Littératures

Des esprits chagrins voient les nuées menaçantes persister et l'avenir du livre compromis, d'autres découvrent de belles éclaircies et l'annonce d'un ciel plus bleu. La raison première des craintes comme des espoirs est la même : l'abondance et la diversité des publications. En ces temps de « performances », encore une fois, des records sont battus : 296 romans (dont 74 premiers romans) pour la rentrée 1996, contre 217 en 1995, et un nombre également croissant de traductions (193 romans étrangers, contre 171 en 1995). Ce foisonnement, que l'on peut estimer un signe de bonne santé, suggère aussi une surproduction voilant l'impossibilité de prévoir une demande qui cependant, contrairement aux prévisions pessimistes, n'est pas en recul. En revanche, la singularité de l'œuvre détermine des réponses singulières, sans qu'il y ait de véritables phénomènes de mode ou des tendances affirmées. Et comment se retrouver dans cette forêt vierge, sans jamais rencontrer de pistes tracées, content de s'arrêter devant telle ou telle floraison, s'extasiant alors sur la vitalité de la création tout en s'interrogeant sur la survie de ces œuvres menacées par la prolifération ?

La littérature française

Où sont les parcs à la française quand les écrivains, dans l'ensemble, ne reconnaissent plus ni maîtres ni écoles ? Disparus dans le passé, les bouleversements surréalistes ou le « nouveau roman », comme si Mai 68, par ailleurs effacé (sauf dans l'Organisation de Jean Rolin, relatant non sans dérision la vie des militants gauchistes en 1968), n'avait légué qu'un slogan déformé : « interdit d'étiqueter » ou de « théoriser » !

Égotropisme

Chaque auteur part de lui-même, avec pour bagage sa propre affectivité, décrivant sa rencontre avec un monde le plus souvent limité s'il est contemporain, ne consentant à élargir le champ que lorsqu'il s'agit de recréer une époque disparue ; jouent alors les diaprés de la mémoire. Dans tous les cas, l'univers extérieur recèle une menace ; certains critiques en déduisent la présence d'une inquiétude millénariste, oubliant que siècles et millénaires ne sont qu'invention humaine. Plus important serait sans doute le rôle de l'angoisse suscitée par les bouleversements du siècle, aiguisée par l'avalanche des informations à la fois terribles et fragmentaires, contribuant à l'image d'un univers condamné au désordre, excluant jusqu'à la possibilité d'un idéal jugé sans cesse plus utopique.

Éclairée par le soleil du moi, l'œuvre puise en son rayonnement la seule connaissance possible, qui est d'ordre sensible, et qui s'oppose au discours ordonné des sciences humaines.
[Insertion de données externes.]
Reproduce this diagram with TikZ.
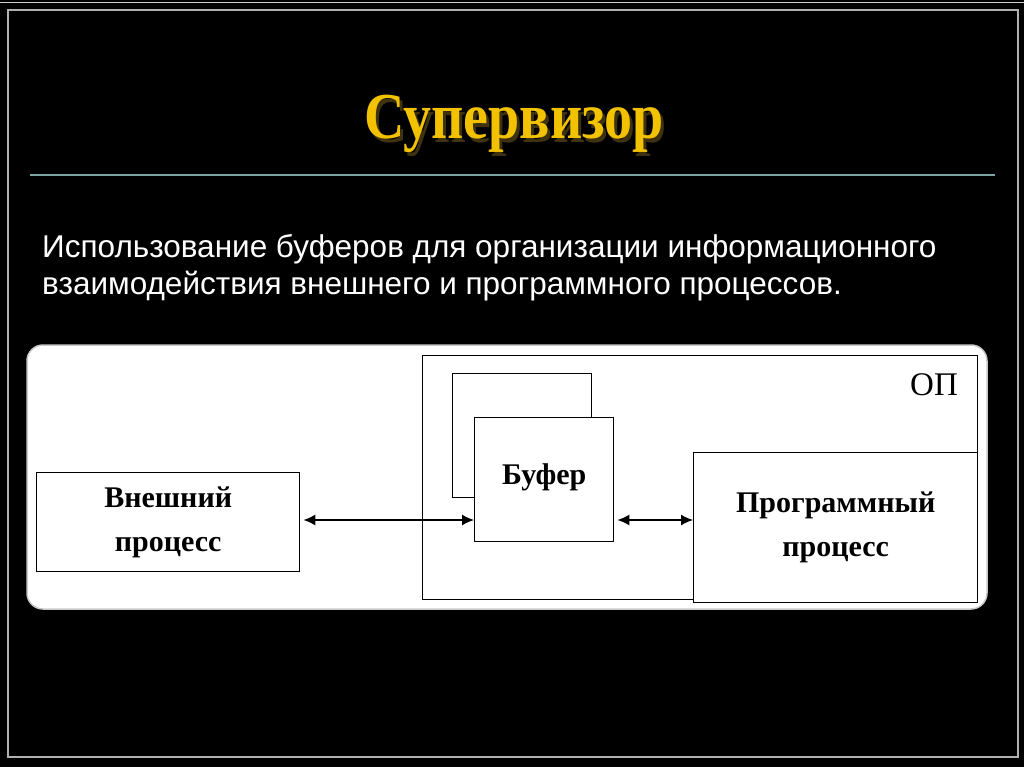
\documentclass[tikz,border=0pt]{standalone}
\usepackage{fontspec}
\setmainfont{Liberation Serif}
\newfontfamily\bodysans{Liberation Sans}
\usetikzlibrary{arrows.meta}
\definecolor{titlegold}{HTML}{F2C200}
\definecolor{titleshadow}{HTML}{3E3210}
\definecolor{rulecol}{HTML}{7FA3A3}
\definecolor{framecol}{HTML}{B0B0B0}
\newcommand{\shadowed}[1]{\makebox[0pt][l]{\hspace{3pt}\raisebox{-3pt}{\textcolor{titleshadow}{#1}}}#1}
\begin{document}
\begin{tikzpicture}[x=1pt,y=-1pt,
  box/.style={draw=black, line width=1.4pt, fill=white, inner sep=0pt, anchor=north west},
  lbl/.style={font=\fontsize{30}{44}\selectfont\bfseries, align=center, text=black},
  arr/.style={{Latex[length=12pt,width=11pt]}-{Latex[length=12pt,width=11pt]}, line width=1.4pt, shorten <=3pt},
  titlestyle/.style={font=\fontsize{56}{60}\selectfont\bfseries, yscale=1.17}]
\useasboundingbox (0,0) rectangle (1024,767);
\fill[black] (0,0) rectangle (1024,767);
\draw[framecol!60, line width=1pt] (0,3) -- (1024,3);
\draw[framecol, line width=1.5pt] (8,10) rectangle (1018,757);
% title
\node[titlestyle, text=titlegold] (title) at (514,126) {\shadowed{Супервизор}};
\coordinate (rl) at (30,175);
\coordinate (rr) at (995,175);
\draw[rulecol, line width=2pt] (rl) -- (rr);
% body text
\node[anchor=base west, text=white, font=\bodysans\fontsize{31.5}{34}\selectfont, inner sep=0pt] (l1) at (42,257) {Использование буферов для организации информационного};
\node[anchor=base west, text=white, font=\bodysans\fontsize{31.5}{34}\selectfont, inner sep=0pt] (l2) at (42,294) {взаимодействия внешнего и программного процессов.};
% panel
\draw[fill=white, draw=framecol!70, line width=1.5pt, rounded corners=16pt] (27,345) rectangle (987,609);
% diagram
\node[box, minimum width=555pt, minimum height=244pt] (op) at (422,355) {};
\node[box, minimum width=139pt, minimum height=124pt] (bufback) at (452,373) {};
\node[box, minimum width=139pt, minimum height=124pt] (buf) at (474,417) {};
\node[lbl] at ([yshift=2pt]buf.center) {Буфер};
\node[box, minimum width=284pt, minimum height=150pt] (prog) at (693,452) {};
\node[lbl] at (prog.center) {Программный\\процесс};
\node[box, minimum width=263pt, minimum height=99pt] (ext) at (36,472) {};
\node[lbl] at (ext.center) {Внешний\\процесс};
\node[font=\fontsize{33}{34}\selectfont, text=black] (optext) at (934,385) {ОП};
\coordinate (ay) at (0,520);
\draw[arr] (ext.east |- ay) -- (buf.west |- ay);
\draw[arr] (buf.east |- ay) -- (prog.west |- ay);
\end{tikzpicture}
\end{document}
Ainsi disparaissent les références à la psychanalyse, ou à la sociologie, ou à tout « logos » porteur de principes, tandis que les allusions à d'autres arts se multiplient.

Si bien que la littérature française d'aujourd'hui ne se reconnaît plus de porte-parole mais fait s'élever un concert souvent discordant de voix qui, renonçant à l'élaboration théorique (à de rares exceptions près), se consacrent au dit à la fois fragmentaire et éphémère d'un « je ». Ce triomphe de l'individualisme est gage de liberté, mais l'influence du roman français à l'étranger y perd, comme en témoigne une diminution constante des traductions, en particulier dans les pays anglo-saxons.

Déguisements du moi

L'auteur met un masque où s'inscrivent ses craintes et ses désirs, et rêve à un itinéraire possible, conscient que le monde le manipule. C'est aussi une façon de rendre la réalité – cet environnement impitoyable auquel se blesse la sensibilité – supportable... Si d'un livre à l'autre diffèrent les chemins empruntés, les fins sont le plus souvent un constat d'échec, interrogation ou acceptation provisoire de l'intolérable. Le narrateur de Christian Bobin, dans La plus que vive, fait cependant exception : la célébration lyrique et répétitive de l'aimée défunte s'organise en quatre étapes que résument quatre mots : « manque, faille, déchirure, joie... », car nous avons affaire à la recherche d'une plénitude spirituelle. Gilles Leroy (les Maîtres du monde) ne propose aucune quête rédemptrice pour le narrateur David, que sa laideur, opposée à la beauté de l'élu Lucas qui se détourne de lui, fascine. La laideur est comme une éclipse de l'être nimbée de la couronne flamboyante de la lumière du mal. Si le monde de Christian Bobin est quasi intemporel, celui de Gilles Leroy est d'aujourd'hui : Lucas devient chanteur de rock, et abîme sa beauté dans les stupeurs de la drogue.